Address: torn down to make way for an enlarged parking lot for the Hotel Saranac
Old Address: 18 Academy Street
Other names: Hatch Cottage
Year built: 1896-97 by Frank A. Hatch, Jr.
Architect:
Other information: A Queen Anne-style, 2 1/2 story, rooming-type cure cottage: it provided neither board nor nursing.
The property was bought for $3500 by Milo B. Miller in November, 1902, from the builder, Frank A. Hatch, Jr., who had lived there with his wife and daughter. On December 12, 1907, he sold it to Mary L. Ledger, who began taking lodgers after her husband's death eighteen months later. In 1921, she registered the house with the T. B. Society.
Academy Street had the reputation of having no residents with active tuberculosis.
One of Mrs. Ledger's tenants was Mary C. Mullen, the nurse who did inspection of cottages in the 1920s for the TB Society. She inherited the house from Mrs. Ledger, whose only surviving heir, Ruth, was a nun. Miss Mullin married Ernest Wood, a health seeker who eventually became president of the T. B. Society.
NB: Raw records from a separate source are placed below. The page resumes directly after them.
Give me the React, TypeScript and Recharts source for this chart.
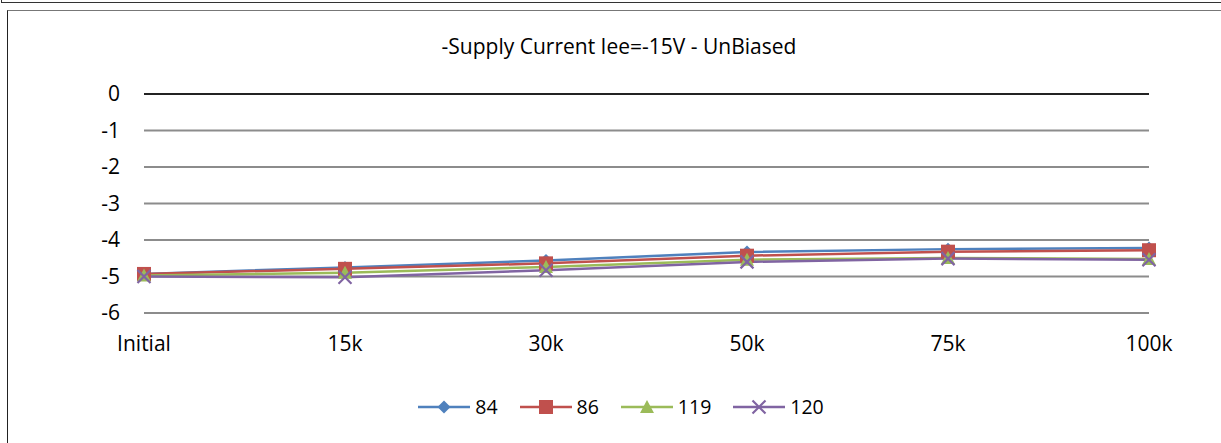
import React from 'react';
import { LineChart, Line, XAxis, YAxis, CartesianGrid, ReferenceLine, Legend } from 'recharts';

const categories = ['Initial', '15k', '30k', '50k', '75k', '100k'];
const s84 = [-4.93, -4.75, -4.56, -4.33, -4.25, -4.22];
const s86 = [-4.93, -4.79, -4.64, -4.43, -4.32, -4.28];
const s119 = [-4.97, -4.9, -4.74, -4.54, -4.49, -4.52];
const s120 = [-5.0, -5.02, -4.83, -4.6, -4.51, -4.54];
const yTicks = [0, -1, -2, -3, -4, -5, -6];

const SERIES = [
  { key: '84', values: s84, color: '#4F81BD', marker: 'diamond' },
  { key: '86', values: s86, color: '#C0504D', marker: 'square' },
  { key: '119', values: s119, color: '#9BBB59', marker: 'triangle' },
  { key: '120', values: s120, color: '#8064A2', marker: 'x' },
];

const data = categories.map((name, i) => {
  const row: any = { name };
  SERIES.forEach((s) => { row[s.key] = s.values[i]; });
  return row;
});

const FONT = '"Open Sans", sans-serif';

function Marker({ cx, cy, type, color, k }: any) {
  if (cx == null || cy == null) return null;
  if (type === 'diamond') {
    return <path key={k} d={`M${cx},${cy - 6.5}L${cx + 6.5},${cy}L${cx},${cy + 6.5}L${cx - 6.5},${cy}Z`} fill={color} />;
  }
  if (type === 'square') {
    return <rect key={k} x={cx - 7} y={cy - 7} width={14} height={14} fill={color} />;
  }
  if (type === 'triangle') {
    return <path key={k} d={`M${cx},${cy - 7}L${cx + 7},${cy + 6}L${cx - 7},${cy + 6}Z`} fill={color} />;
  }
  return (
    <path key={k} d={`M${cx - 6.5},${cy - 6.5}L${cx + 6.5},${cy + 6.5}M${cx + 6.5},${cy - 6.5}L${cx - 6.5},${cy + 6.5}`}
      stroke={color} strokeWidth={2.2} fill="none" />
  );
}

function LegendContent() {
  return (
    <div style={{ display: 'flex', justifyContent: 'center', alignItems: 'center', paddingLeft: 21, height: 24, fontFamily: FONT, fontSize: 19.5, color: '#000' }}>
      {SERIES.map((s, i) => (
        <div key={s.key} style={{ display: 'flex', alignItems: 'center', marginRight: i < SERIES.length - 1 ? 22 : 0 }}>
          <svg width={52} height={20}>
            <line x1={0} y1={10} x2={52} y2={10} stroke={s.color} strokeWidth={2.5} />
            <Marker cx={26} cy={10} type={s.marker} color={s.color} />
          </svg>
          <span style={{ marginLeft: 5, lineHeight: '24px' }}>{s.key}</span>
        </div>
      ))}
    </div>
  );
}

export default function App() {
  return (
    <div style={{ position: 'absolute', left: 0, top: 0, width: 1221, height: 443, overflow: 'hidden', background: '#fff' }}>
      <div style={{ position: 'absolute', left: 1, top: -20, width: 1300, height: 23, border: '1px solid #333', boxSizing: 'border-box' }} />
      <div style={{ position: 'absolute', left: 7, top: 10, width: 1300, height: 500, borderLeft: '1.5px solid #222', borderTop: '1.5px solid #777' }} />
      <div style={{ position: 'absolute', left: 0, top: 32, width: 1221, paddingLeft: 17, boxSizing: 'border-box', textAlign: 'center', fontFamily: FONT, fontSize: 21, lineHeight: '28px', color: '#000' }}>
        -Supply Current Iee=-15V - UnBiased
      </div>
      <div style={{ position: 'absolute', left: 0, top: 0 }}>
        <LineChart width={1221} height={443} data={data} margin={{ top: 94, right: 72, bottom: 24, left: 0 }}>
          <CartesianGrid vertical={false} stroke="#8c8c8c" strokeWidth={1.8} />
          <XAxis dataKey="name" axisLine={false} tickLine={false} tickSize={21} tickMargin={2} height={82}
            interval={0} tick={{ fontFamily: FONT, fontSize: 21, fill: '#000' }} />
          <YAxis domain={[-6, 0]} ticks={yTicks} axisLine={false} tickLine={false} width={144} tickSize={22} tickMargin={2}
            interval={0} tick={{ fontFamily: FONT, fontSize: 21, fill: '#000' }} />
          <ReferenceLine y={0} stroke="#000" strokeWidth={1.5} />
          {SERIES.map((s) => (
            <Line key={s.key} dataKey={s.key} stroke={s.color} strokeWidth={2.5} isAnimationActive={false}
              dot={(p: any) => <Marker k={`${s.key}-${p.index}`} cx={p.cx} cy={p.cy} type={s.marker} color={s.color} />}
              activeDot={false} />
          ))}
          <Legend verticalAlign="bottom" content={<LegendContent />} wrapperStyle={{ left: 0, width: 1221 }} />
        </LineChart>
      </div>
    </div>
  );
}
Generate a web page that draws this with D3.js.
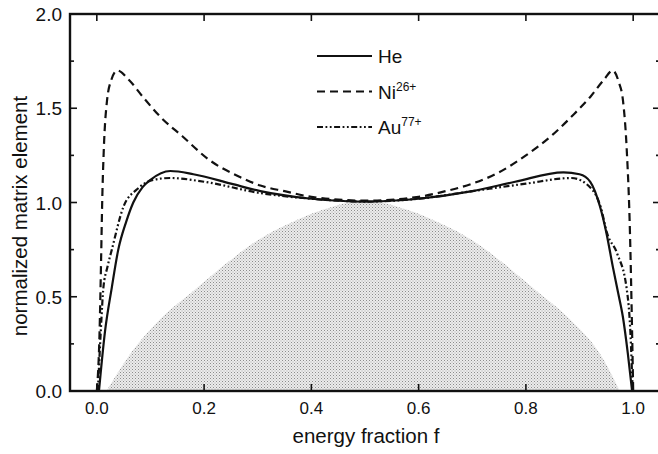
<!DOCTYPE html>
<html>
<head>
<meta charset="utf-8">
<title>normalized matrix element</title>
<script src="https://d3js.org/d3.v7.min.js"></script>
<style>
body{margin:0;background:#fff;}
text{font-family:"Liberation Sans",Arial,sans-serif;fill:#111;}
</style>
</head>
<body>
<script>
// values, f vs normalized matrix element
var heF  = [0.004,0.015,0.028,0.04,0.055,0.068,0.085,0.1,0.137,0.18,0.25,0.305,0.4,0.5,0.6,0.7,0.78,0.87,0.9,0.92,0.938,0.95,0.962,0.972,0.981,0.99,0.998];
var heV  = [0,0.31,0.55,0.75,0.9,1.0,1.08,1.12,1.167,1.15,1.1,1.06,1.02,1.005,1.02,1.06,1.11,1.16,1.15,1.11,0.98,0.84,0.66,0.52,0.39,0.2,0];

var niF  = [0.0,0.005,0.008,0.01,0.013,0.019,0.027,0.038,0.06,0.086,0.12,0.16,0.21,0.267,0.305,0.35,0.4,0.5,0.6,0.65,0.7,0.75,0.8,0.85,0.89,0.92,0.945,0.962,0.973,0.981,0.988,0.994,0.998,1.0];
var niV  = [0,0.3,0.7,1.0,1.28,1.54,1.65,1.7,1.65,1.56,1.45,1.35,1.225,1.135,1.09,1.06,1.03,1.01,1.03,1.06,1.1,1.16,1.25,1.36,1.47,1.56,1.65,1.7,1.64,1.54,1.28,0.84,0.31,0];

var auF  = [0.002,0.008,0.012,0.02,0.028,0.05,0.075,0.105,0.137,0.2,0.305,0.4,0.5,0.6,0.7,0.8,0.885,0.92,0.94,0.951,0.97,0.988,0.995,0.999];
var auV  = [0,0.35,0.54,0.66,0.75,0.98,1.07,1.12,1.13,1.11,1.05,1.02,1.005,1.02,1.06,1.1,1.13,1.08,0.97,0.84,0.73,0.54,0.3,0];

var shadeF = [0.018,0.056,0.118,0.18,0.243,0.3,0.36,0.42,0.48,0.52,0.58,0.64,0.7,0.757,0.82,0.882,0.944,0.975];
var shadeV = [0,0.17,0.38,0.53,0.68,0.8,0.89,0.96,1.0,1.0,0.96,0.89,0.8,0.68,0.53,0.38,0.17,0];

var xTicks = [0,0.2,0.4,0.6,0.8,1.0];
var yTicks = [0,0.5,1.0,1.5,2.0];
var yMinor = [0.25,0.75,1.25,1.75];

var W = 658, H = 454;
var padL = 70, padR = 660, padT = 14, padB = 391;

var svg = d3.select('body').append('svg').attr('width',W).attr('height',H);

var x = d3.scaleLinear().domain([-0.05,1.05]).range([padL,padR]);
var y = d3.scaleLinear().domain([0,2]).range([padB,padT]);

// dotted halftone fill
var pat = svg.append('defs').append('pattern').attr('id','dots')
  .attr('width',3).attr('height',3).attr('patternUnits','userSpaceOnUse');
pat.append('rect').attr('width',3).attr('height',3).attr('fill','#ececec');
pat.append('rect').attr('x',0).attr('y',0).attr('width',1).attr('height',1).attr('fill','#8c8c8c');
pat.append('rect').attr('x',1.5).attr('y',1.5).attr('width',1).attr('height',1).attr('fill','#a8a8a8');

var area = d3.area().x(function(d){return x(d[0]);}).y0(y(0)).y1(function(d){return y(d[1]);})
  .curve(d3.curveMonotoneX);
svg.append('path').datum(d3.zip(shadeF,shadeV)).attr('d',area).attr('fill','url(#dots)');

var line = d3.line().x(function(d){return x(d[0]);}).y(function(d){return y(d[1]);})
  .curve(d3.curveMonotoneX);

var series = [
  {name:'He', sup:'', f:heF, v:heV, dash:null},
  {name:'Ni', sup:'26+', f:niF, v:niV, dash:'8,5'},
  {name:'Au', sup:'77+', f:auF, v:auV, dash:'6,2.5,1.8,2.5,1.8,2.5'}
];

series.forEach(function(s){
  svg.append('path').datum(d3.zip(s.f,s.v)).attr('d',line)
    .attr('fill','none').attr('stroke','#111').attr('stroke-width',2.2)
    .attr('stroke-dasharray',s.dash);
});

// frame
svg.append('rect').attr('x',padL).attr('y',padT).attr('width',padR-padL).attr('height',padB-padT)
  .attr('fill','none').attr('stroke','#111').attr('stroke-width',2.4);

// ticks pointing inward
var g = svg.append('g').attr('stroke','#111').attr('stroke-width',1.6);
xTicks.forEach(function(t){
  g.append('line').attr('x1',x(t)).attr('x2',x(t)).attr('y1',padB).attr('y2',padB-7);
  g.append('line').attr('x1',x(t)).attr('x2',x(t)).attr('y1',padT).attr('y2',padT+7);
});
yTicks.forEach(function(t){
  g.append('line').attr('x1',padL).attr('x2',padL+7).attr('y1',y(t)).attr('y2',y(t));
  g.append('line').attr('x1',padR).attr('x2',padR-7).attr('y1',y(t)).attr('y2',y(t));
});
yMinor.forEach(function(t){
  g.append('line').attr('x1',padL).attr('x2',padL+4).attr('y1',y(t)).attr('y2',y(t));
  g.append('line').attr('x1',padR).attr('x2',padR-4).attr('y1',y(t)).attr('y2',y(t));
});

// tick labels
svg.selectAll('text.xl').data(xTicks).enter().append('text').attr('class','xl')
  .attr('x',function(d){return x(d);}).attr('y',414).attr('text-anchor','middle')
  .attr('font-size',17).text(function(d){return d.toFixed(1);});
svg.selectAll('text.yl').data(yTicks).enter().append('text').attr('class','yl')
  .attr('x',62).attr('y',function(d){return y(d)+7;}).attr('text-anchor','end')
  .attr('font-size',19).text(function(d){return d.toFixed(1);});

// axis titles
svg.append('text').attr('x',366).attr('y',443).attr('text-anchor','middle')
  .attr('font-size',20.5).text('energy fraction f');
svg.append('text').attr('transform','translate(27,216) rotate(-90)').attr('text-anchor','middle')
  .attr('font-size',20.5).text('normalized matrix element');

// legend
var leg = svg.append('g');
series.forEach(function(s,i){
  var ly = 56 + i*35.5;
  leg.append('line').attr('x1',317).attr('x2',372).attr('y1',ly).attr('y2',ly)
    .attr('stroke','#111').attr('stroke-width',2).attr('stroke-dasharray',s.dash);
  var t = leg.append('text').attr('x',378).attr('y',ly+7).attr('font-size',19).text(s.name);
  if(s.sup) t.append('tspan').attr('dy',-8).attr('font-size',12).text(s.sup);
});
</script>
</body>
</html>
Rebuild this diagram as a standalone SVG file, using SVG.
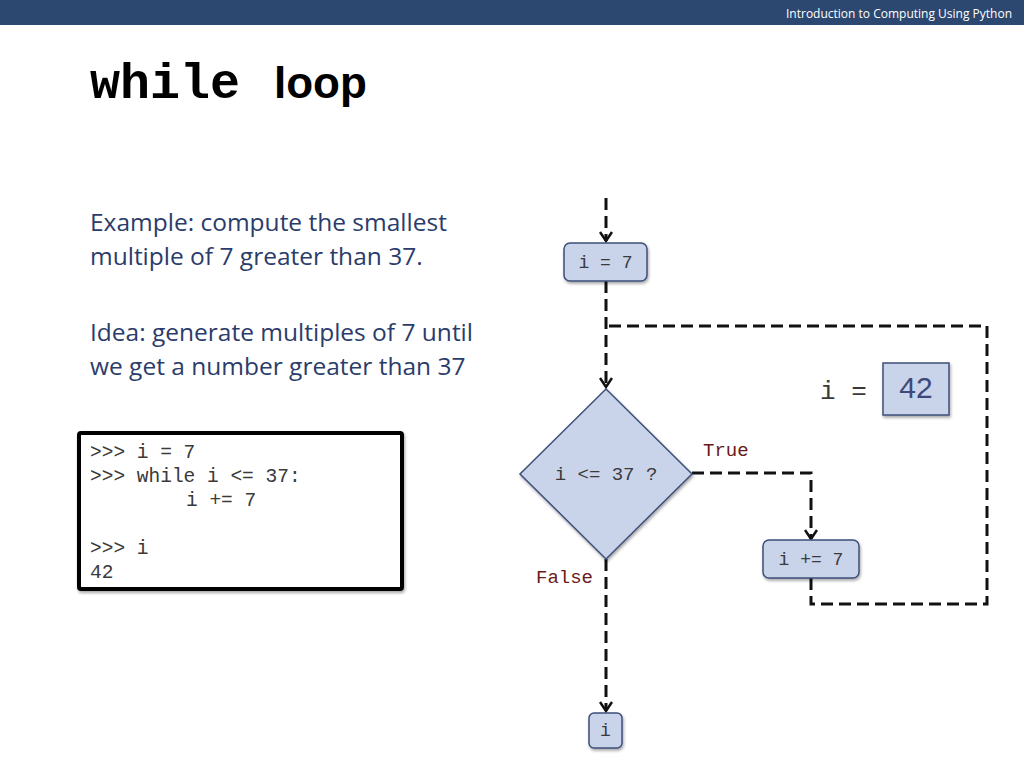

In the early 1930s, Charles Swasey Barnet rented the ground floor where he lived and kept his office. He was another health seeker who came to Saranac Lake and stayed the rest of his life. He published the Trotty Veck Messenger, inspirational pamphlets distributed nation-wide.
See Cure Cottages of Saranac Lake, p. 41-48. [Black and white photo in Historic Saranac Lake files.]